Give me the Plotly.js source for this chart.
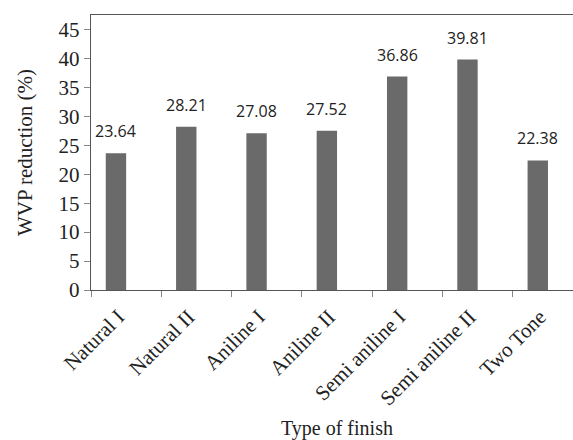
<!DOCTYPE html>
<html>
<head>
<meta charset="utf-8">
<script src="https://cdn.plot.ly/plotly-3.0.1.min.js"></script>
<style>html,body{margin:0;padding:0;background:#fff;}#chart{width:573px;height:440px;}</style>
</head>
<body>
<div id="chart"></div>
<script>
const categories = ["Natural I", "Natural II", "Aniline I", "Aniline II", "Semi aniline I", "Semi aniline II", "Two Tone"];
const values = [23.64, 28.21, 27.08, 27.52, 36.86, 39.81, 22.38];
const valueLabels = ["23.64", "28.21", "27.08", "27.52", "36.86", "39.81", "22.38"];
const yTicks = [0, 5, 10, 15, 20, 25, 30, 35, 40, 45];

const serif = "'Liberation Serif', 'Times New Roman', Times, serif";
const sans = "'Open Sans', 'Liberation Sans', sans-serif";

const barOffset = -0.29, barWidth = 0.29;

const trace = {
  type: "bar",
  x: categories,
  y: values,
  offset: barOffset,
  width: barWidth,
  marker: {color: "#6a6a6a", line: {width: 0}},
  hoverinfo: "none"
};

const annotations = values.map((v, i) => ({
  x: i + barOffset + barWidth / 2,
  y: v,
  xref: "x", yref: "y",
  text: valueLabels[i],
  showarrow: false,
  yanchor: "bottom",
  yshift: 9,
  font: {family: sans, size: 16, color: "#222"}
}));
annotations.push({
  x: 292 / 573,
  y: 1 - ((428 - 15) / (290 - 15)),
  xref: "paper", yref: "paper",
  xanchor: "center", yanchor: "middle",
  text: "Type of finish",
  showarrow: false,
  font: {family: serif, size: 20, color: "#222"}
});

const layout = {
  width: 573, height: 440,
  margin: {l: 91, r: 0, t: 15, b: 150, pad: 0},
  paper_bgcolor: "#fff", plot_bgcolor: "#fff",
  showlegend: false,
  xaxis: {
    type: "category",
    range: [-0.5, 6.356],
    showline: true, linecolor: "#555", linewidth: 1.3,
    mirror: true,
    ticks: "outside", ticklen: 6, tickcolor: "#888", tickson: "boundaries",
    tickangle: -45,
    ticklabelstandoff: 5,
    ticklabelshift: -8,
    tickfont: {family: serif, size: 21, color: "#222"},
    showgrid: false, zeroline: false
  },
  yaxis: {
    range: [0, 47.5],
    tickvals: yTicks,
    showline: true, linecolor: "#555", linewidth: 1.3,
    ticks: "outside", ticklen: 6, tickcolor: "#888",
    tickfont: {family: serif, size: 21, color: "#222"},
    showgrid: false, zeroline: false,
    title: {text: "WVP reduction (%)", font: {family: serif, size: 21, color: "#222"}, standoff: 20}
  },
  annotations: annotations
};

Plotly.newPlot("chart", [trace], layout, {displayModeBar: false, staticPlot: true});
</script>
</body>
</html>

******

→ **The problem**
Make an exact copy of the data, leaving its pictures out.

→ **Task answer**
Give me the Plotly.js source for this chart.
<!DOCTYPE html>
<html>
<head>
<meta charset="utf-8">
<script src="https://cdn.plot.ly/plotly-3.0.1.min.js"></script>
<style>html,body{margin:0;padding:0;background:#fff;}#chart{width:573px;height:440px;}</style>
</head>
<body>
<div id="chart"></div>
<script>
const categories = ["Natural I", "Natural II", "Aniline I", "Aniline II", "Semi aniline I", "Semi aniline II", "Two Tone"];
const values = [23.64, 28.21, 27.08, 27.52, 36.86, 39.81, 22.38];
const valueLabels = ["23.64", "28.21", "27.08", "27.52", "36.86", "39.81", "22.38"];
const yTicks = [0, 5, 10, 15, 20, 25, 30, 35, 40, 45];

const serif = "'Liberation Serif', 'Times New Roman', Times, serif";
const sans = "'Open Sans', 'Liberation Sans', sans-serif";

const barOffset = -0.29, barWidth = 0.29;

const trace = {
  type: "bar",
  x: categories,
  y: values,
  offset: barOffset,
  width: barWidth,
  marker: {color: "#6a6a6a", line: {width: 0}},
  hoverinfo: "none"
};

const annotations = values.map((v, i) => ({
  x: i + barOffset + barWidth / 2,
  y: v,
  xref: "x", yref: "y",
  text: valueLabels[i],
  showarrow: false,
  yanchor: "bottom",
  yshift: 9,
  font: {family: sans, size: 16, color: "#222"}
}));
annotations.push({
  x: 292 / 573,
  y: 1 - ((428 - 15) / (290 - 15)),
  xref: "paper", yref: "paper",
  xanchor: "center", yanchor: "middle",
  text: "Type of finish",
  showarrow: false,
  font: {family: serif, size: 20, color: "#222"}
});

const layout = {
  width: 573, height: 440,
  margin: {l: 91, r: 0, t: 15, b: 150, pad: 0},
  paper_bgcolor: "#fff", plot_bgcolor: "#fff",
  showlegend: false,
  xaxis: {
    type: "category",
    range: [-0.5, 6.356],
    showline: true, linecolor: "#555", linewidth: 1.3,
    mirror: true,
    ticks: "outside", ticklen: 6, tickcolor: "#888", tickson: "boundaries",
    tickangle: -45,
    ticklabelstandoff: 5,
    ticklabelshift: -8,
    tickfont: {family: serif, size: 21, color: "#222"},
    showgrid: false, zeroline: false
  },
  yaxis: {
    range: [0, 47.5],
    tickvals: yTicks,
    showline: true, linecolor: "#555", linewidth: 1.3,
    ticks: "outside", ticklen: 6, tickcolor: "#888",
    tickfont: {family: serif, size: 21, color: "#222"},
    showgrid: false, zeroline: false,
    title: {text: "WVP reduction (%)", font: {family: serif, size: 21, color: "#222"}, standoff: 20}
  },
  annotations: annotations
};

Plotly.newPlot("chart", [trace], layout, {displayModeBar: false, staticPlot: true});
</script>
</body>
</html>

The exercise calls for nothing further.